## [WRITTEN EXERCISE]
Give back exactly the lines from the start of the listing to the line containing "import pandas as pd", inclusive, and nothing beyond them.
--- RECORD LIST ---
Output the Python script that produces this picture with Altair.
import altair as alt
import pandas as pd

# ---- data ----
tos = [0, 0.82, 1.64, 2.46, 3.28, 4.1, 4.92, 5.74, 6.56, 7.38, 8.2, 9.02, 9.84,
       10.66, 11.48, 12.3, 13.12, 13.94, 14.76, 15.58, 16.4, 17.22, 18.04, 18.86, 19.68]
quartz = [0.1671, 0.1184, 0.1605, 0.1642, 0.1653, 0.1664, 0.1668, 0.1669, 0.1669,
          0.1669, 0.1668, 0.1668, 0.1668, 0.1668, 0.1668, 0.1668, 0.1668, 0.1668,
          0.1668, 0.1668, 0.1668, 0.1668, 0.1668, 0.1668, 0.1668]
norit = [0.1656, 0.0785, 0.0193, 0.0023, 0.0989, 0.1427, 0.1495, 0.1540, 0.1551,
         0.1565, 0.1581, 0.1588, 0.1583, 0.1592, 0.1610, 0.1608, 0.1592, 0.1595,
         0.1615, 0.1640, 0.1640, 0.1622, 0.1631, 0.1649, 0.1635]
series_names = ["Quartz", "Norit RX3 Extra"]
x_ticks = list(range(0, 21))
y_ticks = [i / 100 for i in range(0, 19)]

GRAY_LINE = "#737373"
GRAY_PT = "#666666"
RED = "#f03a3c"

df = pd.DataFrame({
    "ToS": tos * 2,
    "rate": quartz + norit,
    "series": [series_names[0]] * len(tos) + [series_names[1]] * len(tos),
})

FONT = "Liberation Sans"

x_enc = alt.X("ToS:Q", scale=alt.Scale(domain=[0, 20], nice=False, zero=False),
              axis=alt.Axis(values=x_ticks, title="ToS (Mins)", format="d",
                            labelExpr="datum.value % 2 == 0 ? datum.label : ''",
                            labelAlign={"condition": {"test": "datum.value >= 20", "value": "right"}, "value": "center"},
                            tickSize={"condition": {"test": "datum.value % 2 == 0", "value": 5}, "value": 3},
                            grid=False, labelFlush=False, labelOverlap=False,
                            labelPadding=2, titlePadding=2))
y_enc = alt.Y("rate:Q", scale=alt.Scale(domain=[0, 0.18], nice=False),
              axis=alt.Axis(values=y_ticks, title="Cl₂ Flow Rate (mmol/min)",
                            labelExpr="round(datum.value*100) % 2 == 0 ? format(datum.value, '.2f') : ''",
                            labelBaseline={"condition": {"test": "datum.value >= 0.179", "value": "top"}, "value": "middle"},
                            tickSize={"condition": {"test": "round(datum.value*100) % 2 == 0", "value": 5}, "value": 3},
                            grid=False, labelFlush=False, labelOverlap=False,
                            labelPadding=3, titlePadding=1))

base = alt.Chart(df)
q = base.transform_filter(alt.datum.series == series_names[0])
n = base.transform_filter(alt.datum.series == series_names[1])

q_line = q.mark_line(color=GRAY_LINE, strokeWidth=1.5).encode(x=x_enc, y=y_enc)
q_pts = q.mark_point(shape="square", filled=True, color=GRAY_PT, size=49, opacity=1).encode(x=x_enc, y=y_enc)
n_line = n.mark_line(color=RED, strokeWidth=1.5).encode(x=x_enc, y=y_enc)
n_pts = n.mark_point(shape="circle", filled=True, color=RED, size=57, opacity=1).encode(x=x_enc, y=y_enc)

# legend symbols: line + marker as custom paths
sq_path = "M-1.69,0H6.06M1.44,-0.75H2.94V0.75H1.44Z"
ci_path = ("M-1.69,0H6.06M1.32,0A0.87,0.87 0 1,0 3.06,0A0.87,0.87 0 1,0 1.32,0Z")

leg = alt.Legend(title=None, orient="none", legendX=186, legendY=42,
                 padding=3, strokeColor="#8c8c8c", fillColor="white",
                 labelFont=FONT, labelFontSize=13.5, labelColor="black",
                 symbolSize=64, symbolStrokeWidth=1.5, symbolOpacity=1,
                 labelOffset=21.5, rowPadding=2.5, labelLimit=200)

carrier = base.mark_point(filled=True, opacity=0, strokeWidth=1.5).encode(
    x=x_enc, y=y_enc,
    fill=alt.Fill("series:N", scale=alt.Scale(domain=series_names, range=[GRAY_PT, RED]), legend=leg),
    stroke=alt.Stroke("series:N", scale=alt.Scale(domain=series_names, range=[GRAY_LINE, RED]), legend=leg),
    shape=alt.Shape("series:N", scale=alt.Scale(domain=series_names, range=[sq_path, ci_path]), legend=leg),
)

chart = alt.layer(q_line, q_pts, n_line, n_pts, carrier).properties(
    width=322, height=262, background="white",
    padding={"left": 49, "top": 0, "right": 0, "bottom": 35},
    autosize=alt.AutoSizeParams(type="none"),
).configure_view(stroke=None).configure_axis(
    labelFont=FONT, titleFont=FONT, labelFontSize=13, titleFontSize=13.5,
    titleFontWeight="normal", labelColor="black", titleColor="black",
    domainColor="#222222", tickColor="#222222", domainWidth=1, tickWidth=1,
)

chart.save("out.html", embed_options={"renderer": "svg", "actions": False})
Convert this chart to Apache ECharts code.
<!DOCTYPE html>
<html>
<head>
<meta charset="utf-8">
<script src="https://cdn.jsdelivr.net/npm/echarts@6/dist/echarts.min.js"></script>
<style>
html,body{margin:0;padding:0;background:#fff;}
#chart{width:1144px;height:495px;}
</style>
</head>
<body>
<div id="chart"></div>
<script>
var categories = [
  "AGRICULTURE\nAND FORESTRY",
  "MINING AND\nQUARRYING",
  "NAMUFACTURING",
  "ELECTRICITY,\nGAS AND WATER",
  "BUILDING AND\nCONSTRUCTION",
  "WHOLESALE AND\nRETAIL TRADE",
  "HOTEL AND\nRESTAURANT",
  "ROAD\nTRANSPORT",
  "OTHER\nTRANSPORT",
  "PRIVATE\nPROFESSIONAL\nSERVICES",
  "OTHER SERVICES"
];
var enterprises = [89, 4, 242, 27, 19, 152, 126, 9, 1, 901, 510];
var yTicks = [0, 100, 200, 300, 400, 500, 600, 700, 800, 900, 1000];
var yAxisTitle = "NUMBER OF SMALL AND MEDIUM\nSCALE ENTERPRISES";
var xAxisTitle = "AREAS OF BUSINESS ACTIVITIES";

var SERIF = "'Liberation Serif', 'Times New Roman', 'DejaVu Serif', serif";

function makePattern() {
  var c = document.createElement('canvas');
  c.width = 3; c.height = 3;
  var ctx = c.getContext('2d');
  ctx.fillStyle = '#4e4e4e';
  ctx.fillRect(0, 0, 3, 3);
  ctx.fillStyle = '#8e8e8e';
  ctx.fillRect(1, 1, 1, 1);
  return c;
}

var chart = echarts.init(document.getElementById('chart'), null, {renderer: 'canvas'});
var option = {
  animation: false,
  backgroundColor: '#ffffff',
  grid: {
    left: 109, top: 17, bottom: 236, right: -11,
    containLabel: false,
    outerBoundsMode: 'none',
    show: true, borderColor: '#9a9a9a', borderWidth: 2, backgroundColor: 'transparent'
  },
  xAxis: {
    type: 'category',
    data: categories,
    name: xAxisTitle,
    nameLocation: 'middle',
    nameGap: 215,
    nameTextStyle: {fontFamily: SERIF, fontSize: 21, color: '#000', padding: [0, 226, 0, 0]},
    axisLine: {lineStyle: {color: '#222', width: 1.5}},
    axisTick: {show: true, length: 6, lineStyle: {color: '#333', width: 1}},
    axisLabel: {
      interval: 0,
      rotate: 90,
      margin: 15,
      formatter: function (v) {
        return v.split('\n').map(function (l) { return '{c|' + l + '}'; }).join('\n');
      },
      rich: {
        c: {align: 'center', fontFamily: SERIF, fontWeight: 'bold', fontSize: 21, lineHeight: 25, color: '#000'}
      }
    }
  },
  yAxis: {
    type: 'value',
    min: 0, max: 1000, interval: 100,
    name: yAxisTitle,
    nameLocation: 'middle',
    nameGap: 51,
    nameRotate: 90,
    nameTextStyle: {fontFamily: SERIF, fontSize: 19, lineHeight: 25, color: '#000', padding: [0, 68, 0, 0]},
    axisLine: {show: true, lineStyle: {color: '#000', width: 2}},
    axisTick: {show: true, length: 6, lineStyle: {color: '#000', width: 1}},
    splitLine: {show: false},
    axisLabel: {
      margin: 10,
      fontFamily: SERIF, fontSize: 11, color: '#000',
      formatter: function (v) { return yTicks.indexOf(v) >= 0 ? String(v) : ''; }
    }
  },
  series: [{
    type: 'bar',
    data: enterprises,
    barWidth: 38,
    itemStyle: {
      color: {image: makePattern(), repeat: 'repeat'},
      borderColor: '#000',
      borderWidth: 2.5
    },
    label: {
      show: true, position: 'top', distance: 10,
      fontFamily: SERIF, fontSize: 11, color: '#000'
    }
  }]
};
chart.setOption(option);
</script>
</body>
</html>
---
## [RESULT OF THE TASK]
Output the Python script that produces this picture with Altair.
import altair as alt
import pandas as pd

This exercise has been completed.